On decision making: “When you have multiple points of view, you come out with a better answer,” she told the Los Angeles Times. “If we don’t have complete unanimity, I have no qualms about making a decision. But I want vigorous debates. I want tension in a constructive way to make sure we evaluate things from every angle.”
Her Driving Principles
The married mother of two is an early riser, often in the office by 6 a.m., but “family has and always will be priority for me,” she’s said. She believes in hard work and a team effort. She’s known to call her staff together on a moment’s notice to brainstorm on pressing issues and end meetings to get to her daughter’s soccer game.
On work-life balance: “I actually feel like I come to work stronger when I’ve had a little time on the weekend, to step away from it and enjoy my family and other things,” Mary told Business Insider. “I come back energized. If people think they’re going to work 24/7, week in and week out, they’re not bringing their full strength to the table. We need to find the opportunity not to do everything, but to do the important things.”
Her core principle: “Whatever job you’re doing,” she told CBS News, “just own it and do it like you’re going to do it the rest of your life. Because that’s what I tell people: do your best and good things happen.”
Her Career Advice
Mary holds a unique position in charge of a traditionally male-dominated company. While her career trajectory may not be the norm, her career advice is transferable to all women.
Finding your passion: “My parents encouraged me to work hard and pursue my early love of math,” she told refinery29. “There is truth in the expression that hard work beats talent when talent doesn’t work hard. Another reason this was great advice is that it steered me toward a career in engineering at a time when few women were pursuing work in the science, technology, engineering, and math (STEM) fields.”
On working with mostly men: “I don’t go into a room and take count,” she told The New York Times. “I want to be recognized for my contribution and for what I do. Yeah, there were probably times it was to my benefit, and there were probably times when it was not to my benefit. But that is true for everyone. There are always things that potentially impact how you are received. And I just don’t focus on it. I don’t focus on what you can’t control.”

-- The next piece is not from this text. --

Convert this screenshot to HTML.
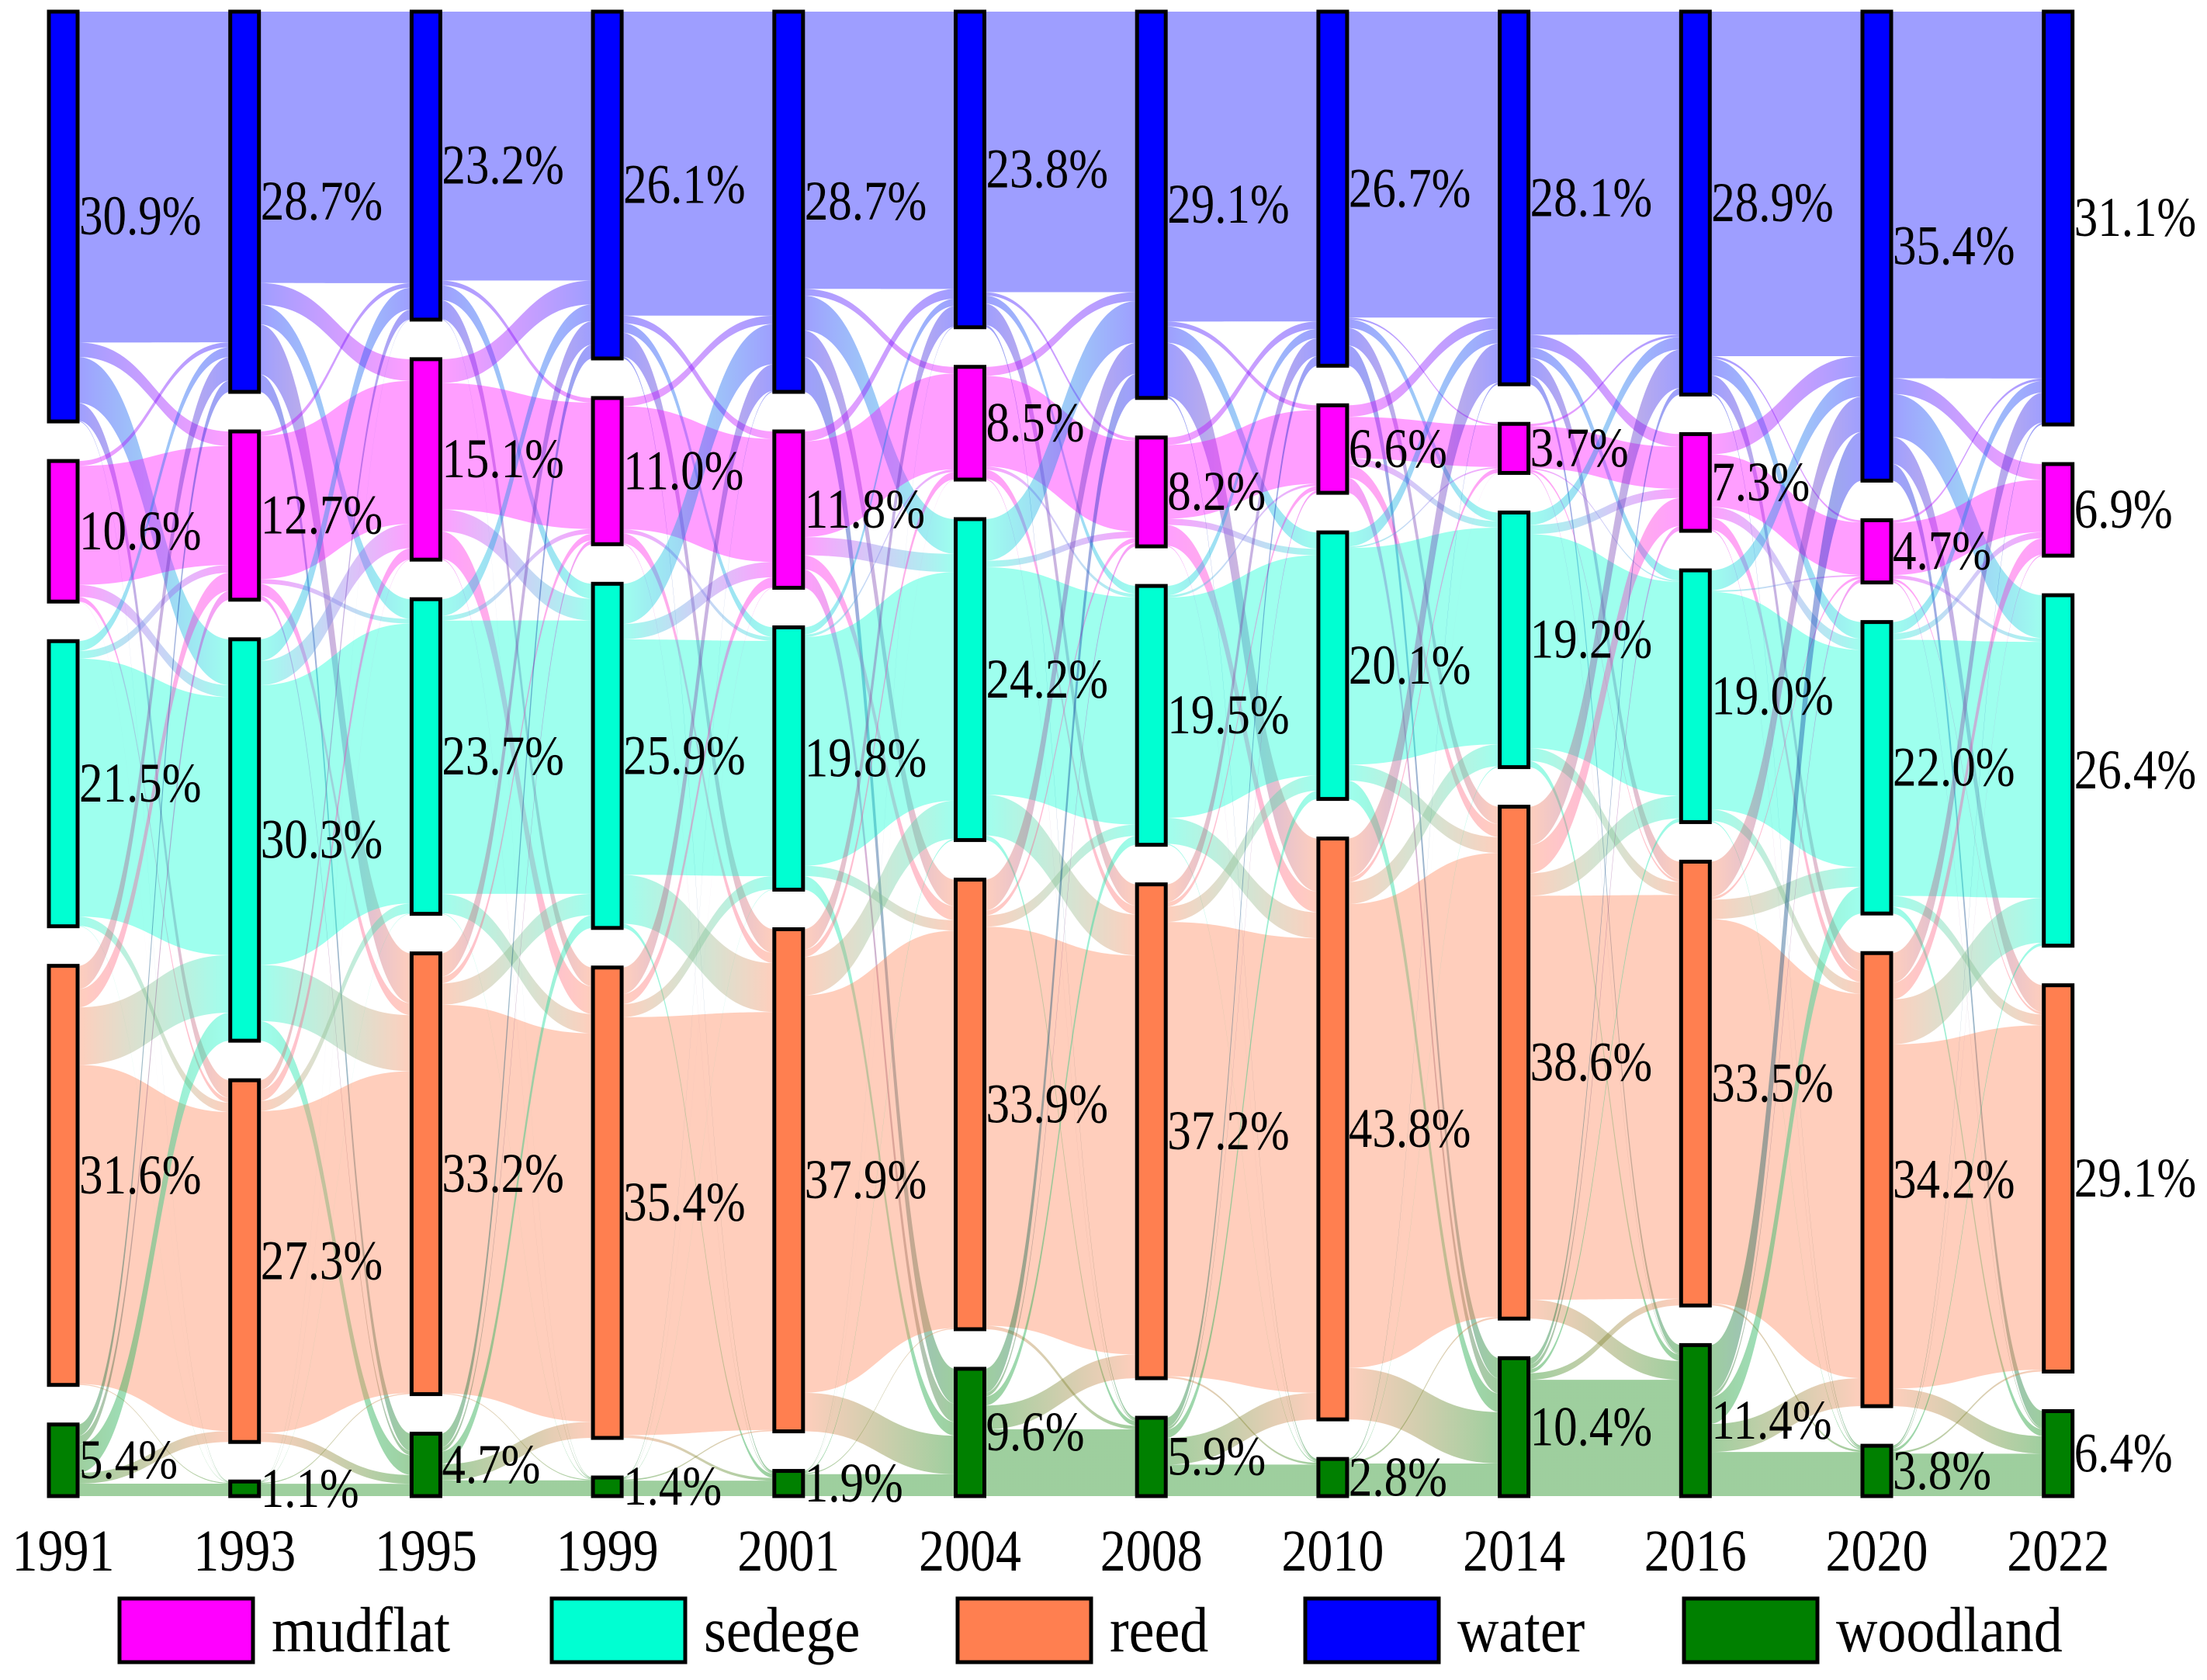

Getting a fair wage: “Far too many women are not fairly compensated,” she told Glassdoor. “If this is true for you, discuss it with your manager. Be positive. Document your achievements and experience. Talk about how you can move the organization forward and ask for opportunities to show what you can do. If more money is not an option at the moment, ask for other forms of compensation as an interim step, like assignments that broaden your skills or high-profile projects that allow you to work with senior management. In the end, focus on being the best at what you do. That’s the most effective way to advance your career.”